→ **Set task**: From the entries below, copy out every line with "this" in it.

→ **Data extract**:
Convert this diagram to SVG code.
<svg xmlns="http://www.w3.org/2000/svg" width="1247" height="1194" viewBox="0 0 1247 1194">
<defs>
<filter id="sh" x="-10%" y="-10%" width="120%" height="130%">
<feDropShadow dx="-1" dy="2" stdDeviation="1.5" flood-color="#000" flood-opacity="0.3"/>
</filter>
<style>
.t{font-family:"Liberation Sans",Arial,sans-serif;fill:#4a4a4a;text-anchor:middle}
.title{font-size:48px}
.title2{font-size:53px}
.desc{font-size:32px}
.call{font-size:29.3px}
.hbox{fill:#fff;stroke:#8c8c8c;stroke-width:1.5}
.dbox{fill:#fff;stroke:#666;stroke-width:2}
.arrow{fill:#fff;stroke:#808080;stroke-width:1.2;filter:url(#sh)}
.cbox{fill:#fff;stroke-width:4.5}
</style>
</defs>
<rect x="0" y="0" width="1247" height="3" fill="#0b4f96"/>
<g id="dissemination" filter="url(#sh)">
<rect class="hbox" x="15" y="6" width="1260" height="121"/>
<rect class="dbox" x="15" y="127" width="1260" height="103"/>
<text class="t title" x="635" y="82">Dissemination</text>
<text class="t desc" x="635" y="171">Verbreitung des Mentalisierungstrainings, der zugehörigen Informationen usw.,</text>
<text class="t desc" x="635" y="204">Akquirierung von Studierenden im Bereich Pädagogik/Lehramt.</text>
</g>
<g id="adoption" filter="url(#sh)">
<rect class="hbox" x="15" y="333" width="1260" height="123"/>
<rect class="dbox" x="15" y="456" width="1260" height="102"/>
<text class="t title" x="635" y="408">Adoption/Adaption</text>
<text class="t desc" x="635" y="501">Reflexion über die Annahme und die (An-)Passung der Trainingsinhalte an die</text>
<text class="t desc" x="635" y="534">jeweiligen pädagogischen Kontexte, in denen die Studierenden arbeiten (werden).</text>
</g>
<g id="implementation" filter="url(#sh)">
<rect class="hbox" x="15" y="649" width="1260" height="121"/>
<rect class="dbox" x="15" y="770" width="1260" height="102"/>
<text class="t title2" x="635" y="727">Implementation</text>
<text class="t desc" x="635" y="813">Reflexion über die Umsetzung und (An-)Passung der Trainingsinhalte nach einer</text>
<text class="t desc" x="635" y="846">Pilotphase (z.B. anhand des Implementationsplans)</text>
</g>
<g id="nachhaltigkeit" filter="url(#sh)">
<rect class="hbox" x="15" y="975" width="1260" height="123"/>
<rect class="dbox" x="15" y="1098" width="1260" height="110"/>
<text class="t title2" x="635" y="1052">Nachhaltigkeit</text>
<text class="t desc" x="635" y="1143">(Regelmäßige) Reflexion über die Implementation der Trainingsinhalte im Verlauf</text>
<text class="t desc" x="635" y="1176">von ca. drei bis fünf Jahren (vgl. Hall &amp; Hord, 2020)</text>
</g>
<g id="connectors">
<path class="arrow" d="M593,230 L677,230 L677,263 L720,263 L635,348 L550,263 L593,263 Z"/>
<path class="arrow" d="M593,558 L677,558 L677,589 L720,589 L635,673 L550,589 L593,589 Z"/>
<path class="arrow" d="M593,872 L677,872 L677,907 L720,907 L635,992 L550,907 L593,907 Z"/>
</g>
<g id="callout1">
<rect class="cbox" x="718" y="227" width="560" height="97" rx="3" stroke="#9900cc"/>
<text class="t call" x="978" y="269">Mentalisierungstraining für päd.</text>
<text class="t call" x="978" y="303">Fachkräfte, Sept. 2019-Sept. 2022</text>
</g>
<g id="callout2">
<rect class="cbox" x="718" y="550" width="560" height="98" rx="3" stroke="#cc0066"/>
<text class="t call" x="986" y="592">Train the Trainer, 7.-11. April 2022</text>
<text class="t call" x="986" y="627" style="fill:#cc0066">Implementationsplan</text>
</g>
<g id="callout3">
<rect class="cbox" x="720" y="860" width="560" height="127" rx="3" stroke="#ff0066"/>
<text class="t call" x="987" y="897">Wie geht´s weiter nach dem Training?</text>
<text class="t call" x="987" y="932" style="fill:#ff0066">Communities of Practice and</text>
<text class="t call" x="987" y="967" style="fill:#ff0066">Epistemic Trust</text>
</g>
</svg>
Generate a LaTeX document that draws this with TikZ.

→ **Result**:
Convert this diagram to SVG code.
Generate a LaTeX document that draws this with TikZ.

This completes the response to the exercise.